I've found that most holes are too small and need drilled, luckily with 3 perimeters, this is not an issue. Some of the m3 nut traps are very tight and needed a bit of work to get them to size.   

I am still waiting on X axis rods, and a bunch of M3 screws and belts + pullies.
Lucky tomorrow most places are at least partially open after xmas, so I should be able to get the remaining m3 hardware.

Friday, 6 January 2017

Core XY

I decided it was time to try something a little different a core XY machine.

I've gone for a HyperCube 3D Printer from Tech2C

I decided to start this just before x-mas, a terrible time to try and get anything shipped, consequently I am still waiting for many parts to arrive.

This is more or less what has arrived thus far. 

And I've printed most of the plastics, and assembled what I could with the m3 hardware I already had.

Today, finally, the m5 bolts arrived

I have assembled the basic frame, this is still loose, needs tightened. 

Some of you may have noticed the aluminium corner brackets I am using on the XY plane are different from those listed.

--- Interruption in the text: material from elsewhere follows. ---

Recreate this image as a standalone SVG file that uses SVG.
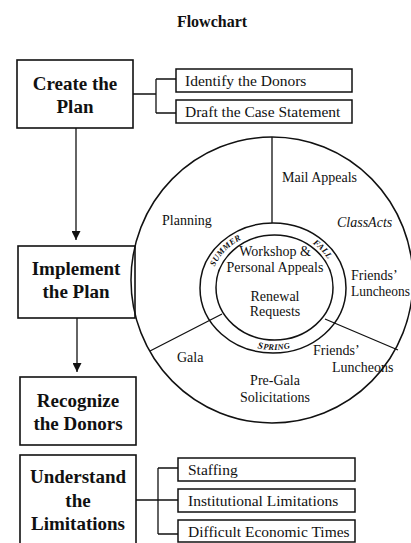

I had these left over from a previous project.

The listed brackets are the right hand ones.  As you can see they are quite a lot smaller than the ones that I already had. They are also 20mm wide. A fair bit more substantial than the new ones.  I don’t think this will cause any issues, but obviously cant be used on the XZ and YZ plane as other parts are butted up against them.  

I've also used a bunch of standard tslot nuts, as they are more substantial than the ones listed. These of course do need to be put in place prior to the ends being closed off. You can't add them latter like the new nuts.

Sunday, 20 September 2015

I3 plate cross bracing

I decided it was high time I added some cross bracing to My I3 plate

I liked the look of Simple enough to retro fit to an existing machine.

 I left the arms long as I intend to hang some spool mounts from them in the future.